◆ Problem statement ◆
Take the lines of the data below from the very first through the line containing "fig = plt.figure(figsize=(W" and output them exactly, pictures excluded.

◆ Material ◆
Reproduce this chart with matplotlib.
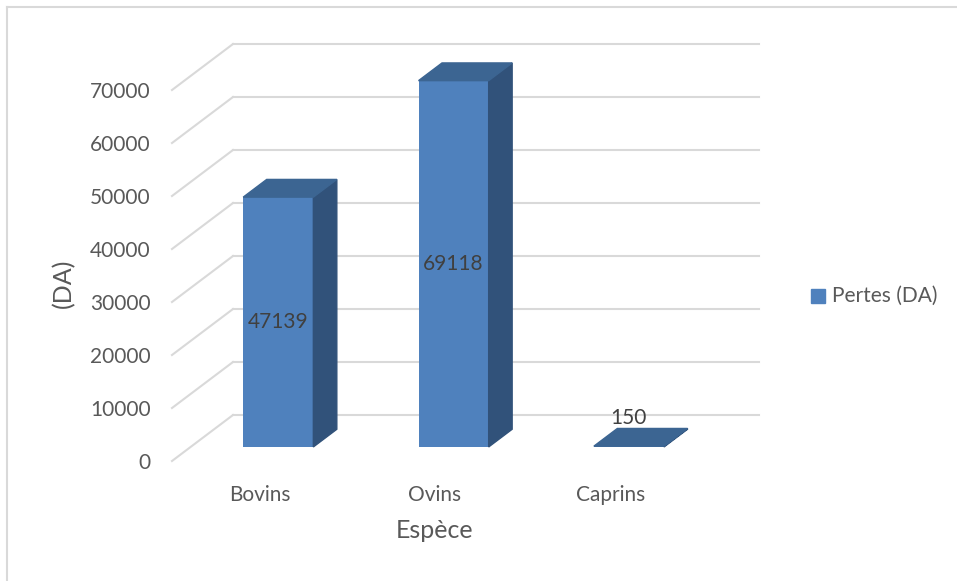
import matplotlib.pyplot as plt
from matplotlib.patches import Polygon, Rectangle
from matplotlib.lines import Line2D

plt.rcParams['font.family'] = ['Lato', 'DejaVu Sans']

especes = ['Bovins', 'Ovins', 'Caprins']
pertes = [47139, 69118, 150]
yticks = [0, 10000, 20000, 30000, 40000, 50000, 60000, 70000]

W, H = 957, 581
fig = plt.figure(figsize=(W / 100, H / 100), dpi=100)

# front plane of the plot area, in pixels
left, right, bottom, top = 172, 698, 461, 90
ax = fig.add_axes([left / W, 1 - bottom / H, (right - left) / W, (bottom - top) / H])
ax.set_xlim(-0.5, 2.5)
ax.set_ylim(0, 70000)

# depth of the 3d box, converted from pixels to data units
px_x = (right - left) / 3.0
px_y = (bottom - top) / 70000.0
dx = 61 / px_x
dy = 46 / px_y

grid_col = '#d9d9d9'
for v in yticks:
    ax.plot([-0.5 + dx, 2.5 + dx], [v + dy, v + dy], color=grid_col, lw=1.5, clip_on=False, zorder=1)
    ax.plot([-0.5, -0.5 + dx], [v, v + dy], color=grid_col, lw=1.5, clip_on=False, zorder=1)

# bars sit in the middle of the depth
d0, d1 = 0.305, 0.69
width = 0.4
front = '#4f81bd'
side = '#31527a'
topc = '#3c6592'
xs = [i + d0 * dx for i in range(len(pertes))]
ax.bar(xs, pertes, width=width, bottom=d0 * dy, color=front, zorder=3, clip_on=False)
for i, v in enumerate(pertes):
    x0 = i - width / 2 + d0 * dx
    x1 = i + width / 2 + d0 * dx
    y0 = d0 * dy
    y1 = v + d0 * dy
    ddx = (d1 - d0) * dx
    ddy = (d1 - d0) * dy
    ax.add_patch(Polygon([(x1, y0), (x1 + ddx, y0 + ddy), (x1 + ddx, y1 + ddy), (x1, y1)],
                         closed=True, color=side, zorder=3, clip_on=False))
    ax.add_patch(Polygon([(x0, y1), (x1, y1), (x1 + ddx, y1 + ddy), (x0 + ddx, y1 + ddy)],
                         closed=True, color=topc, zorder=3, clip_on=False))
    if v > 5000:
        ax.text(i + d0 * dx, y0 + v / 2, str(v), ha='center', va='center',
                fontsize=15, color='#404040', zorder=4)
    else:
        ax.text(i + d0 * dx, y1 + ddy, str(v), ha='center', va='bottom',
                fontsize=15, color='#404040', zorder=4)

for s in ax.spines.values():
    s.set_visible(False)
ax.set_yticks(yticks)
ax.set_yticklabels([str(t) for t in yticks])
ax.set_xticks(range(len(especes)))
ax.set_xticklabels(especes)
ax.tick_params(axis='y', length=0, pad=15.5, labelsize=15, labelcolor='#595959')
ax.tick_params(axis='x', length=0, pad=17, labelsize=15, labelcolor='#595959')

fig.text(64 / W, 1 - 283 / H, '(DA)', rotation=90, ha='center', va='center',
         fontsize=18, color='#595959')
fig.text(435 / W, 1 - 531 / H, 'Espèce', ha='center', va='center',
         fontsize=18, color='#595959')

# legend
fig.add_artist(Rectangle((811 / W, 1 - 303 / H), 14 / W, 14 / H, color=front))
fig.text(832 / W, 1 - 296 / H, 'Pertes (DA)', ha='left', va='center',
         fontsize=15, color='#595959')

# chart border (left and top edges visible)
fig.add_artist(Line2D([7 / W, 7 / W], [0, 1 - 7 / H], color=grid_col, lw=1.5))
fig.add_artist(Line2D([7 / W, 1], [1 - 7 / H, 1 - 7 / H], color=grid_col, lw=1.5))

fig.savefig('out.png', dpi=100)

◆ Expected output ◆
Reproduce this chart with matplotlib.
import matplotlib.pyplot as plt
from matplotlib.patches import Polygon, Rectangle
from matplotlib.lines import Line2D

plt.rcParams['font.family'] = ['Lato', 'DejaVu Sans']

especes = ['Bovins', 'Ovins', 'Caprins']
pertes = [47139, 69118, 150]
yticks = [0, 10000, 20000, 30000, 40000, 50000, 60000, 70000]

W, H = 957, 581
fig = plt.figure(figsize=(W / 100, H / 100), dpi=100)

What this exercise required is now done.